Given that I want all of the GM section to fit into the regular book I have three ways to handle it.  Firstly and most simply, I could just have a big ass chapter with lots of GMing advice in it.  This has the advantage of making it crystal clear what is considered a rule the players should know and what is a design idea.  The second option I have been considering is writing the GM advice right into the player's section.  There are a few formatting options like having the page split vertically with GMing advice in the outer column and player advice on the inner column with a different background colour or simply having occasional whole pages devoted to GM advice and explanation.  Lastly I could write the entire thing to both GMs and players alike and present everything as a set of options rather than a definitive ruleset.
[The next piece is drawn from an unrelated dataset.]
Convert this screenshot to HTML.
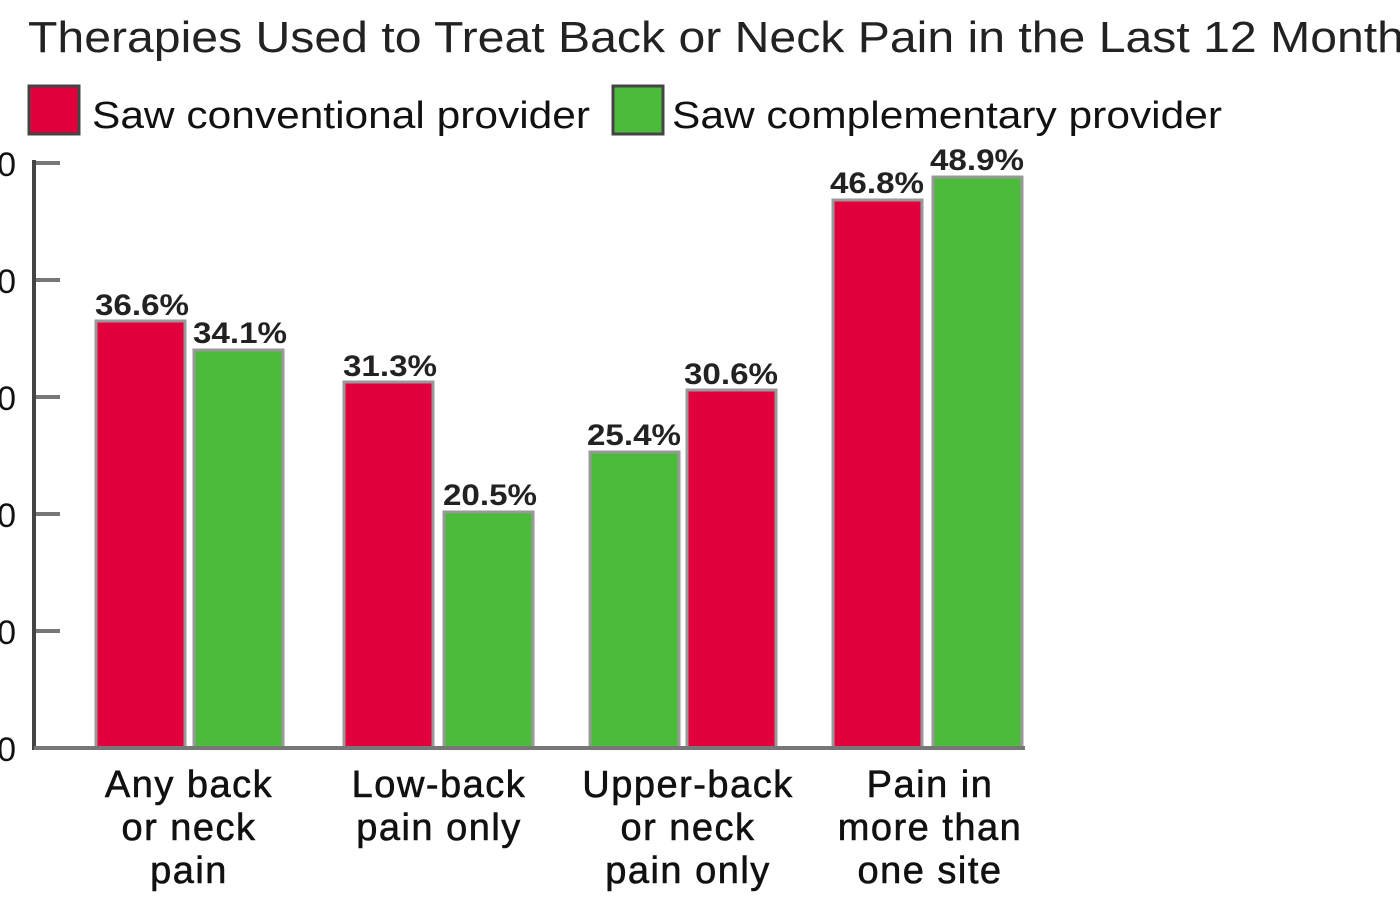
<!DOCTYPE html>
<html><head><style>body{margin:0;background:#fff}</style></head><body>
<svg width="1400" height="900" xmlns="http://www.w3.org/2000/svg" font-family="Liberation Sans, sans-serif">
<rect width="1400" height="900" fill="#fff"/>
<text x="28" y="52" font-size="44" fill="#222" textLength="1400" lengthAdjust="spacingAndGlyphs">Therapies Used to Treat Back or Neck Pain in the Last 12 Months</text>
<rect x="29" y="86" width="50" height="48" fill="#e2003c" stroke="#444" stroke-width="3"/>
<text x="92" y="128" font-size="38" fill="#111" textLength="498" lengthAdjust="spacingAndGlyphs">Saw conventional provider</text>
<rect x="613" y="86" width="50" height="48" fill="#4cbb3c" stroke="#444" stroke-width="3"/>
<text x="672" y="128" font-size="38" fill="#111" textLength="550" lengthAdjust="spacingAndGlyphs">Saw complementary provider</text>
<g font-size="34" fill="#111" text-anchor="end">
<text x="16" y="176">50</text><text x="16" y="293">40</text><text x="16" y="410">30</text>
<text x="16" y="527">20</text><text x="16" y="644">10</text><text x="16" y="761">0</text>
</g>
<g stroke="#777" stroke-width="4">
<line x1="35" y1="163" x2="60" y2="163"/><line x1="35" y1="280" x2="60" y2="280"/>
<line x1="35" y1="397" x2="60" y2="397"/><line x1="35" y1="514" x2="60" y2="514"/>
<line x1="35" y1="631" x2="60" y2="631"/>
</g>
<g stroke="#999" stroke-width="3">
<rect x="96" y="321" width="89" height="427" fill="#e2003c"/>
<rect x="194" y="350" width="89" height="398" fill="#4cbb3c"/>
<rect x="344" y="382" width="89" height="366" fill="#e2003c"/>
<rect x="444" y="512" width="89" height="236" fill="#4cbb3c"/>
<rect x="590" y="452" width="89" height="296" fill="#4cbb3c"/>
<rect x="687" y="390" width="89" height="358" fill="#e2003c"/>
<rect x="833" y="200" width="89" height="548" fill="#e2003c"/>
<rect x="933" y="177" width="89" height="571" fill="#4cbb3c"/>
</g>
<line x1="34" y1="160" x2="34" y2="750" stroke="#444" stroke-width="4"/>
<line x1="34" y1="748" x2="1025" y2="748" stroke="#777" stroke-width="4"/>
<g font-size="30" fill="#222" font-weight="bold">
<text x="95" y="315" textLength="94" lengthAdjust="spacingAndGlyphs">36.6%</text><text x="193" y="343" textLength="94" lengthAdjust="spacingAndGlyphs">34.1%</text>
<text x="343" y="376" textLength="94" lengthAdjust="spacingAndGlyphs">31.3%</text><text x="443" y="505" textLength="94" lengthAdjust="spacingAndGlyphs">20.5%</text>
<text x="587" y="445" textLength="94" lengthAdjust="spacingAndGlyphs">25.4%</text><text x="684" y="384" textLength="94" lengthAdjust="spacingAndGlyphs">30.6%</text>
<text x="830" y="193" textLength="94" lengthAdjust="spacingAndGlyphs">46.8%</text><text x="930" y="170" textLength="94" lengthAdjust="spacingAndGlyphs">48.9%</text>
</g>
<g font-size="38" fill="#111" text-anchor="middle" letter-spacing="1.5" stroke="#111" stroke-width="0.6">
<text x="189" y="797">Any back</text><text x="189" y="840">or neck</text><text x="189" y="883">pain</text>
<text x="439" y="797">Low-back</text><text x="439" y="840">pain only</text>
<text x="688" y="797">Upper-back</text><text x="688" y="840">or neck</text><text x="688" y="883">pain only</text>
<text x="930" y="797">Pain in</text><text x="930" y="840">more than</text><text x="930" y="883">one site</text>
</g>
</svg>
</body></html>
I don't know which system would work better.  Is it easier to have everything on a topic in a single location, or is having the GM advice there just going to confuse players and make the game harder to pick up?  One of my major goals is to provide a simple format where a totally inexperienced player can figure out what to read and rapidly learn everything they have to know.  I have even been considering special notation on paragraphs so that a new player could be told "read everything that has a star next to it" to get a really basic crash course.

Feel free to tell me which of my basic structures you think would be best given the goals I have outlined:

1.  A GM advice chapter that contains subsections on Skills, Rituals, Combat, etc.
2.  GM advice written in clearly separate blocks within the regular chapters.
3.  The entire thing written without differentiating between basic rules and GM options and advice.